What sway Wilders will ultimately have on the Netherlands—and, by extension, Europe—will ultimately be determined by the outcome of the coalition talks, which are expected to be a months-long affair. Sarah de Lange, a politics professor at the University of Amsterdam, tells TIME in a phone call that although the exclusion of the largest party from government is not without precedent, the scale of Wilders’ victory would make such a gambit extremely difficult. “It will mean that this coalition will very likely include four, if not five, parties,” she says, which would make the government vulnerable to division. It also risks creating a legitimacy crisis that Wilders could exploit. “Even though these parties might exclude him from government, that might mean that his voters become even more dissatisfied with democracy and its workings because they’re the largest party and they’re being excluded,” says de Lange, “which matches the populist narrative of the idea that there is a political elite that’s trying to keep him from power.”

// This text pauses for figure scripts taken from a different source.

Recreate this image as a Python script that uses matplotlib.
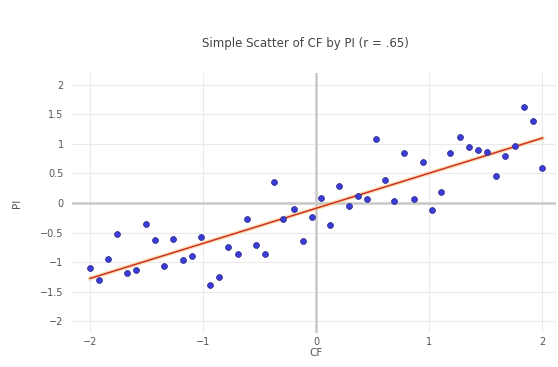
import numpy as np
import matplotlib
matplotlib.use('Agg')
import matplotlib.pyplot as plt

# Data
cf = [-2.00, -1.92, -1.84, -1.76, -1.67, -1.59, -1.51, -1.43, -1.35, -1.27,
      -1.18, -1.10, -1.02, -0.94, -0.86, -0.78, -0.69, -0.61, -0.53, -0.45,
      -0.37, -0.29, -0.20, -0.12, -0.04, 0.04, 0.12, 0.20, 0.29, 0.37,
      0.45, 0.53, 0.61, 0.69, 0.78, 0.86, 0.94, 1.02, 1.10, 1.18,
      1.27, 1.35, 1.43, 1.51, 1.59, 1.67, 1.76, 1.84, 1.92, 2.00]
pi = [-1.10, -1.30, -0.94, -0.53, -1.18, -1.14, -0.35, -0.63, -1.06, -0.61,
      -0.96, -0.90, -0.57, -1.38, -1.25, -0.74, -0.86, -0.27, -0.71, -0.86,
      0.35, -0.27, -0.10, -0.65, -0.23, 0.08, -0.38, 0.29, -0.05, 0.12,
      0.06, 1.09, 0.39, 0.03, 0.84, 0.07, 0.70, -0.12, 0.19, 0.85,
      1.12, 0.95, 0.89, 0.87, 0.45, 0.80, 0.96, 1.62, 1.39, 0.60]
x_ticks = [-2, -1, 0, 1, 2]
y_ticks = [-2, -1.5, -1, -0.5, 0, 0.5, 1, 1.5, 2]
title = "Simple Scatter of CF by PI (r = .65)"


def fmt(v):
    s = f"{v:g}"
    return s.replace("-", "\u2212")


fig = plt.figure(figsize=(5.58, 3.67), dpi=100)
ax = fig.add_axes([72 / 558, 1 - 333 / 367, 484 / 558, 260 / 367])

# grid and zero lines
for v in x_ticks:
    if v != 0:
        ax.axvline(v, color='#ebebeb', lw=0.8, zorder=0)
for v in y_ticks:
    if v != 0:
        ax.axhline(v, color='#ebebeb', lw=0.8, zorder=0)
ax.axvline(0, color='#c8c8c8', lw=1.8, zorder=1)
ax.axhline(0, color='#c8c8c8', lw=1.8, zorder=1)

# fitted line
slope, icpt = np.polyfit(cf, pi, 1)
xs = np.array([min(cf), max(cf)])
ax.plot(xs, icpt + slope * xs, color='#f5c26b', lw=3, alpha=0.5, zorder=2)
ax.plot(xs, icpt + slope * xs, color='#d0302a', lw=1.1, zorder=3)

ax.scatter(cf, pi, s=18, color='#3c3cd8', edgecolors='#262680',
           linewidths=0.5, zorder=4)

ax.set_xlim(-2.16, 2.12)
ax.set_ylim(-2.2, 2.2)
ax.set_xticks(x_ticks)
ax.set_yticks(y_ticks)
ax.set_xticklabels([fmt(v) for v in x_ticks])
ax.set_yticklabels([fmt(v) for v in y_ticks])
ax.tick_params(axis='x', length=0, labelsize=7, colors='#555555', pad=3)
ax.tick_params(axis='y', length=0, labelsize=7, colors='#555555', pad=6)
for s in ax.spines.values():
    s.set_visible(False)

fig.text(316 / 558, 1 - 353 / 367, "CF", ha='center', va='center',
         fontsize=7.5, color='#555555')
fig.text(17 / 558, 1 - 203 / 367, "PI", ha='center', va='center',
         rotation=90, fontsize=7.5, color='#555555')
fig.text(305 / 558, 1 - 44 / 367, title, ha='center', va='center',
         fontsize=8.5, color='#444444')

fig.savefig("out.png", dpi=100)
plt.close(fig)
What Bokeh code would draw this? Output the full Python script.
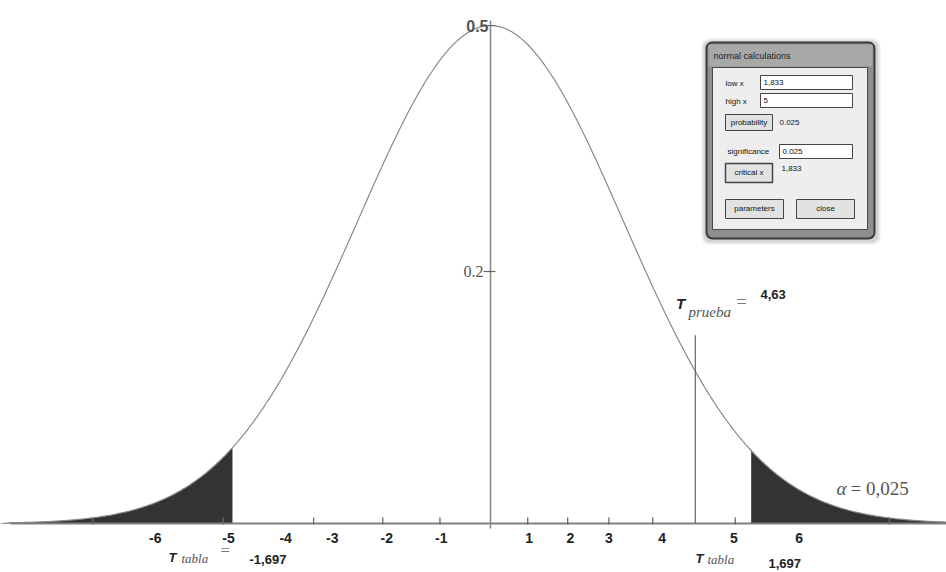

If Brussels is worried about the hard-right’s rise in the Netherlands and what it portends for next year’s European elections, it isn’t showing it. “We continue to count on the Netherlands’ strong participation in the European Union,” European Commission spokesperson Eric Mamer told reporters on Thursday. But as the bloc’s Euroskeptic wing sees it, Wilders’ victory has reinvigorated Europe’s populist right at a time when many believed it was losing support.
“The winds of change are here!” Hungarian Prime Minister Viktor Orban said in a celebratory post. In response, one social media user said: “Let’s hope that the wind will blow all over Europe.”